There are times when it's the right thing to do to go through this trouble; you may not be able to avoid it or the alternate cost may be so high to justify it. I by no means advocate simply rolling over because debt collectors can be tough. But to dismiss their ability to make your life difficult just based on the 7 year credit reporting requirement is flat-out wrong and misguided.
posted by phearlez at 9:12 AM on May 13, 2011 [1 favorite]

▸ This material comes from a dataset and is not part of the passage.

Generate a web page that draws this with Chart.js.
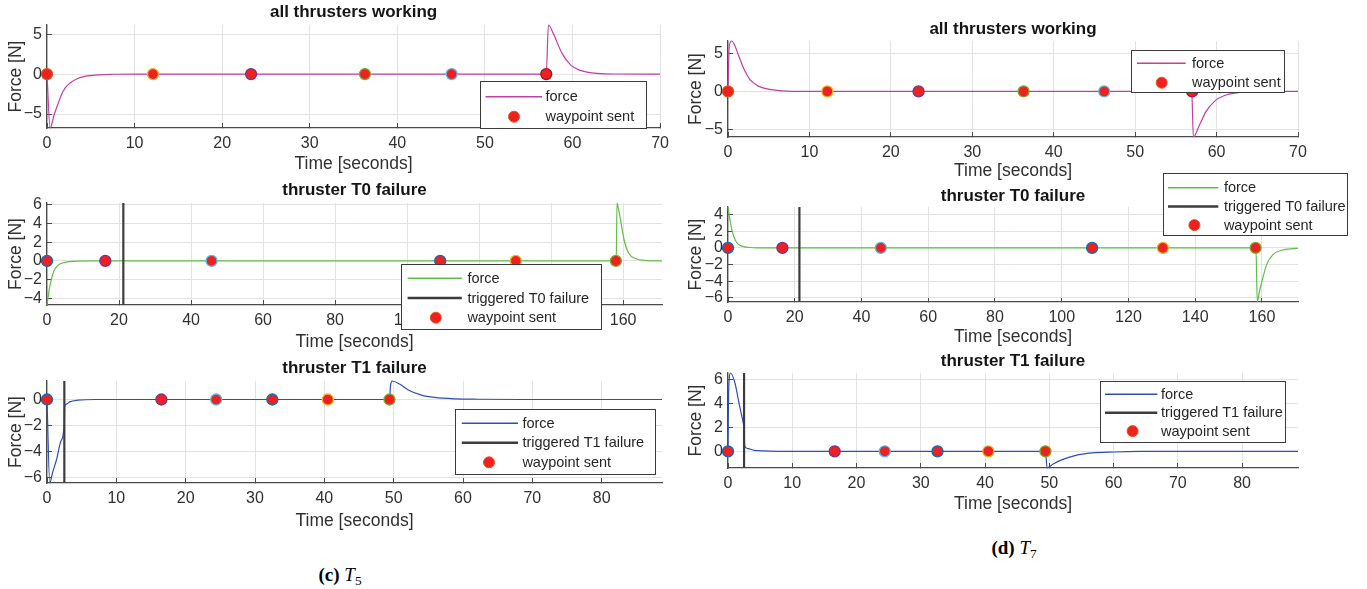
<!DOCTYPE html>
<html>
<head>
<meta charset="utf-8">
<script src="https://cdn.jsdelivr.net/npm/chart.js@4/dist/chart.umd.min.js"></script>
<style>
  html, body { margin: 0; padding: 0; background: #fff; }
  #page { position: relative; width: 1367px; height: 589px; overflow: hidden; background: #fff; }
  #page canvas { position: absolute; }
  .cap { position: absolute; font-family: "Liberation Serif", "DejaVu Serif", serif; font-size: 19px;
         line-height: 22px; color: #000; transform: translateX(-50%); white-space: nowrap; }
  .cap i, .cap b, .cap sub { color: #000; }
  .cap sub { font-size: 70%; line-height: 0; vertical-align: -4px; }
</style>
</head>
<body>
<div id="page">
  <div class="cap" style="left:340px; top:564px;"><b>(c)</b> <i>T</i><sub>5</sub></div>
  <div class="cap" style="left:1014px; top:537px;"><b>(d)</b> <i>T</i><sub>7</sub></div>
</div>
<script>
// ---------- data ----------
// waypoint send times [s]
const wpWorkingT5 = [0, 12.1, 23.3, 36.3, 46.2, 57.0];
const wpWorkingT7 = [0, 12.2, 23.4, 36.3, 46.2, 57.0];
const wpT0FailT5  = [0, 16.2, 45.7, 109.2, 130.2, 158.0];
const wpT0FailT7  = [0, 16.3, 45.8, 109.1, 130.3, 158.1];
const wpT1FailT5  = [0, 16.5, 24.4, 32.5, 40.5, 49.4];
const wpT1FailT7  = [0, 16.6, 24.4, 32.6, 40.5, 49.4];

// failure trigger times [s]
const failT0T5 = 21.2;
const failT0T7 = 21.4;
const failT1T5 = 2.5;
const failT1T7 = 2.5;

// thruster force samples [time s, force N]
const forceWorkingT5 = [[0,0],[0.35,-6.75],[0.84,-5.0],[1.3,-3.6],[1.6,-2.7],[2.1,-1.7],[2.6,-1.15],
  [3.5,-0.55],[5,-0.18],[7.5,-0.02],[10,0],[57.0,0],[57.25,6.15],[57.8,5.1],[58.8,2.6],[59.8,1.13],
  [60.8,0.5],[62.8,0.08],[65,0.01],[70,0]];
const forceWorkingT7 = [[0,0],[0.15,6.0],[0.45,6.7],[0.8,6.2],[1.1,5.36],[1.5,4.2],[1.9,3.1],[2.7,1.56],
  [3.8,0.67],[5.1,0.27],[7.3,0.04],[10,0],[56.95,0],[57.15,-6.05],[57.9,-4.46],[58.7,-2.68],[59.8,-1.25],
  [60.9,-0.58],[62.5,-0.18],[64.1,-0.04],[67,0],[70,0]];
const forceT0FailT5 = [[0,-4.72],[0.4,-3.6],[0.84,-2.6],[1.4,-1.7],[2.0,-1.0],[2.8,-0.55],[3.85,-0.29],
  [5,-0.15],[6.3,-0.07],[9,-0.02],[12,0],[158.1,0],[158.3,6.2],[158.7,5.6],[159.2,4.57],[160.4,2.05],
  [161.6,0.79],[163.4,0.25],[166.4,0.04],[170.8,0]];
const forceT0FailT7 = [[0,4.9],[0.5,3.6],[1.0,2.5],[1.4,1.8],[2.0,1.1],[2.7,0.6],[3.5,0.32],[4.7,0.16],
  [6.5,0.05],[8.6,0],[158.2,0],[158.6,-6.48],[159.2,-5.3],[160,-4.0],[161.4,-2.0],[163.3,-0.8],
  [165.9,-0.28],[169.2,-0.08],[170.8,-0.04]];
const forceT1FailT5 = [[0,0],[0.4,-6.4],[0.8,-5.6],[1.38,-4.6],[2.0,-3.2],[2.5,-1.87],[2.55,-0.5],
  [2.8,-0.35],[3.26,-0.18],[4.5,-0.05],[7,0],[49.4,0],[49.55,1.1],[49.8,1.42],[50.9,1.17],[52.1,0.73],
  [54,0.34],[55.9,0.16],[59,0.05],[62.2,0.02],[68.4,0],[88.7,0]];
const forceT1FailT7 = [[0,0],[0.1,5.0],[0.4,6.56],[1.09,5.7],[1.76,3.9],[2.44,2.2],[2.5,2.0],[2.6,0.45],
  [3.1,0.22],[4.1,0.08],[5.8,0.03],[7.9,0],[49.4,0],[49.65,-1.39],[50.6,-1.06],[52,-0.7],[54,-0.36],
  [56.7,-0.14],[60.1,-0.06],[64.2,-0.01],[70,0],[88.7,0]];

// axis limits [min, max]
const xRangeWorking = [0, 70];
const xRangeT0Fail  = [0, 170.8];
const xRangeT1Fail  = [0, 88.7];
const yRangeWorkingT5 = [-6.75, 6.15];
const yRangeWorkingT7 = [-6.05, 6.7];
const yRangeT0FailT5  = [-4.72, 6.2];
const yRangeT0FailT7  = [-6.48, 4.9];
const yRangeT1FailT5  = [-6.4, 1.42];
const yRangeT1FailT7  = [-1.4, 6.56];

// tick values
const xTicksWorking = [0, 10, 20, 30, 40, 50, 60, 70];
const xTicksT0Fail  = [0, 20, 40, 60, 80, 100, 120, 140, 160];
const xTicksT1Fail  = [0, 10, 20, 30, 40, 50, 60, 70, 80];
const yTicksWorking = [-5, 0, 5];
const yTicksT0FailT5 = [-4, -2, 0, 2, 4, 6];
const yTicksT0FailT7 = [-6, -4, -2, 0, 2, 4];
const yTicksT1FailT5 = [-6, -4, -2, 0];
const yTicksT1FailT7 = [0, 2, 4, 6];

// ---------- styles ----------
const RED = '#EE2020';
const MAGENTA = '#BF3FA6';
const GREEN = '#5FBE46';
const BLUE = '#2F4FAF';
const FAIL = '#3C3C3C';
const TXT = '#303030';
const AXIS = '#4A4A4A';
const GRID = '#E2E2E2';
const FONT = '"Liberation Sans", Arial, sans-serif';
const edgeWorking = ['#D95319', '#EDB120', '#7E2F8E', '#77AC30', '#4DBEEE', '#A2142F'];
const edgeFail    = ['#0072BD', '#7E2F8E', '#4DBEEE', '#0072BD', '#EDB120', '#77AC30'];

Chart.defaults.font.family = FONT;
Chart.defaults.color = TXT;
Chart.defaults.animation = false;

const fmt = v => (v < 0 ? '\u2212' + Math.abs(v) : String(v));

// panel layout: plot area in page pixels, title offset, legend box
const panels = [
  { col: 0, area: { left: 47, top: 25, right: 662, bottom: 128 }, xH: 47, titleDy: -12.5,
    title: 'all thrusters working', xRange: xRangeWorking, yRange: yRangeWorkingT5,
    xTicks: xTicksWorking, yTicks: yTicksWorking, force: forceWorkingT5, color: MAGENTA,
    fail: null, failLabel: null, wp: wpWorkingT5, edge: edgeWorking,
    legend: { box: [480, 81, 166, 47], first: 15.7, gap: 20, line: [5.5, 62], mark: 34, text: 65.5 } },
  { col: 0, area: { left: 47, top: 203, right: 662, bottom: 305 }, xH: 48, titleDy: -13,
    title: 'thruster T0 failure', xRange: xRangeT0Fail, yRange: yRangeT0FailT5,
    xTicks: xTicksT0Fail, yTicks: yTicksT0FailT5, force: forceT0FailT5, color: GREEN,
    fail: failT0T5, failLabel: 'triggered T0 failure', wp: wpT0FailT5, edge: edgeFail,
    legend: { box: [401, 264, 200, 65], first: 14.3, gap: 19.7, line: [6.6, 60.8], mark: 34.8, text: 66.4 } },
  { col: 0, area: { left: 47, top: 381, right: 662, bottom: 483 }, xH: 49, titleDy: -13,
    title: 'thruster T1 failure', xRange: xRangeT1Fail, yRange: yRangeT1FailT5,
    xTicks: xTicksT1Fail, yTicks: yTicksT1FailT5, force: forceT1FailT5, color: BLUE,
    fail: failT1T5, failLabel: 'triggered T1 failure', wp: wpT1FailT5, edge: edgeFail,
    legend: { box: [455, 409, 200, 65], first: 14.3, gap: 19.5, line: [6.8, 63], mark: 34, text: 67.4 } },
  { col: 1, area: { left: 728, top: 41, right: 1298, bottom: 137 }, xH: 45, titleDy: -11.5,
    title: 'all thrusters working', xRange: xRangeWorking, yRange: yRangeWorkingT7,
    xTicks: xTicksWorking, yTicks: yTicksWorking, force: forceWorkingT7, color: MAGENTA,
    fail: null, failLabel: null, wp: wpWorkingT7, edge: edgeWorking,
    legend: { box: [1131, 50, 153, 42], first: 13.3, gap: 19.4, line: [5.9, 54.7], mark: 30.7, text: 61 } },
  { col: 1, area: { left: 728, top: 207, right: 1298, bottom: 302 }, xH: 46, titleDy: -11,
    title: 'thruster T0 failure', xRange: xRangeT0Fail, yRange: yRangeT0FailT7,
    xTicks: xTicksT0Fail, yTicks: yTicksT0FailT7, force: forceT0FailT7, color: GREEN,
    fail: failT0T7, failLabel: 'triggered T0 failure', wp: wpT0FailT7, edge: edgeFail,
    legend: { box: [1163, 173, 184, 62], first: 14.7, gap: 18.7, line: [5, 55.3], mark: 31.4, text: 60.9 } },
  { col: 1, area: { left: 728, top: 373, right: 1298, bottom: 468 }, xH: 47, titleDy: -11.5,
    title: 'thruster T1 failure', xRange: xRangeT1Fail, yRange: yRangeT1FailT7,
    xTicks: xTicksT1Fail, yTicks: yTicksT1FailT7, force: forceT1FailT7, color: BLUE,
    fail: failT1T7, failLabel: 'triggered T1 failure', wp: wpT1FailT7, edge: edgeFail,
    legend: { box: [1100, 381, 185, 61], first: 13.3, gap: 18.4, line: [5, 57.3], mark: 32.6, text: 61 } }
];

const PAD_TOP = 36;
const PAD_LEFT = 6;

function makePanel(p) {
  const colX0 = p.col === 0 ? 0 : 680;
  const colW = p.col === 0 ? 680 : 687;
  const ox = colX0;
  const oy = p.area.top - PAD_TOP;
  const h = PAD_TOP + (p.area.bottom - p.area.top) + p.xH;

  const cv = document.createElement('canvas');
  cv.width = colW; cv.height = h;
  cv.style.left = ox + 'px'; cv.style.top = oy + 'px';
  cv.style.width = colW + 'px'; cv.style.height = h + 'px';
  document.getElementById('page').appendChild(cv);

  const rows = [{ kind: 'line', label: 'force', color: p.color, width: 1.5 }];
  if (p.fail !== null) rows.push({ kind: 'line', label: p.failLabel, color: FAIL, width: 2.5 });
  rows.push({ kind: 'marker', label: 'waypoint sent' });

  const datasets = [{
    label: 'force',
    data: p.force.map(([t, f]) => ({ x: t, y: f })),
    borderColor: p.color, borderWidth: 1.2, pointRadius: 0,
    cubicInterpolationMode: 'monotone', fill: false, order: 3, clip: 1
  }];
  if (p.fail !== null) {
    datasets.push({
      label: p.failLabel,
      data: [{ x: p.fail, y: p.yRange[0] }, { x: p.fail, y: p.yRange[1] }],
      borderColor: FAIL, borderWidth: 2.2, pointRadius: 0, tension: 0, fill: false, order: 2
    });
  }
  datasets.push({
    label: 'waypoint sent',
    data: p.wp.map(t => ({ x: t, y: 0 })),
    showLine: false, pointRadius: 5.5, pointHoverRadius: 5.5,
    pointBackgroundColor: RED, pointBorderColor: p.edge, pointBorderWidth: 1.3,
    order: 1, clip: false
  });

  const panelDecor = {
    id: 'panelDecor',
    afterDraw(chart) {
      const { ctx, chartArea } = chart;
      ctx.save();
      // title
      ctx.font = 'bold 17px ' + FONT;
      ctx.fillStyle = '#151515';
      ctx.textAlign = 'center';
      ctx.textBaseline = 'middle';
      ctx.fillText(p.title, (chartArea.left + chartArea.right) / 2, chartArea.top + p.titleDy);
      // legend
      const lg = p.legend;
      const bx = Math.round(lg.box[0] - ox), by = Math.round(lg.box[1] - oy);
      ctx.fillStyle = '#fff';
      ctx.fillRect(bx, by, lg.box[2], lg.box[3]);
      ctx.strokeStyle = '#3A3A3A';
      ctx.lineWidth = 1;
      ctx.strokeRect(bx + 0.5, by + 0.5, lg.box[2], lg.box[3]);
      ctx.font = '14.5px ' + FONT;
      ctx.textAlign = 'left';
      rows.forEach((r, i) => {
        const y = by + lg.first + i * lg.gap;
        if (r.kind === 'line') {
          ctx.strokeStyle = r.color;
          ctx.lineWidth = r.width;
          ctx.beginPath();
          ctx.moveTo(bx + lg.line[0], y);
          ctx.lineTo(bx + lg.line[1], y);
          ctx.stroke();
        } else {
          ctx.fillStyle = RED;
          ctx.strokeStyle = '#E8541C';
          ctx.lineWidth = 1;
          ctx.beginPath();
          ctx.arc(bx + lg.mark, y, 5.5, 0, Math.PI * 2);
          ctx.fill();
          ctx.stroke();
        }
        ctx.fillStyle = '#262626';
        ctx.fillText(r.label, bx + lg.text, y + 0.5);
      });
      ctx.restore();
    }
  };

  new Chart(cv, {
    type: 'line',
    data: { datasets },
    plugins: [panelDecor],
    options: {
      responsive: false,
      animation: false,
      devicePixelRatio: 1,
      events: [],
      layout: {
        autoPadding: false,
        padding: { top: PAD_TOP, left: PAD_LEFT, right: colX0 + colW - p.area.right, bottom: 0 }
      },
      plugins: { legend: { display: false }, title: { display: false }, tooltip: { enabled: false } },
      scales: {
        x: {
          type: 'linear', min: p.xRange[0], max: p.xRange[1],
          afterBuildTicks: s => { s.ticks = p.xTicks.map(v => ({ value: v })); },
          afterFit: s => { s.height = p.xH; },
          ticks: { font: { size: 16 }, color: TXT, padding: 11, maxRotation: 0, autoSkip: false,
                   callback: v => fmt(v) },
          grid: { color: GRID, lineWidth: 1, tickLength: -5, tickColor: AXIS, tickWidth: 1 },
          border: { display: true, color: AXIS, width: 1.3 },
          title: { display: true, text: 'Time [seconds]', font: { size: 17.5 }, color: TXT, padding: 0 }
        },
        y: {
          type: 'linear', min: p.yRange[0], max: p.yRange[1],
          afterBuildTicks: s => { s.ticks = p.yTicks.map(v => ({ value: v })); },
          afterFit: s => { s.width = p.area.left - colX0 - PAD_LEFT; },
          ticks: { font: { size: 16 }, color: TXT, padding: 10, autoSkip: false, callback: v => fmt(v) },
          grid: { color: GRID, lineWidth: 1, tickLength: -5, tickColor: AXIS, tickWidth: 1 },
          border: { display: true, color: AXIS, width: 1.3 },
          title: { display: true, text: 'Force [N]', font: { size: 17.5 }, color: TXT, padding: 0 }
        }
      }
    }
  });
}

panels.forEach(makePanel);
</script>
</body>
</html>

I also have T-mobile and have used it overseas. My recommendation get them to unlock the phone (it is a simple phone call) and then you can text for the same amount as before (if you have unlimited it should work fine and if not $0.10/text) which is really helpful as you and your partner get settled in Germany. Often in Germany it takes FOREVER to do lots of household business - like getting a new phone. You could also try to negotiate a reduction in your monthly bill/service so that you get on a pay as you go here in the US and then have a cell phone when you come back. I know that this is not the answer to your question but a different way to approach a cell phone and moving overseas dilemma.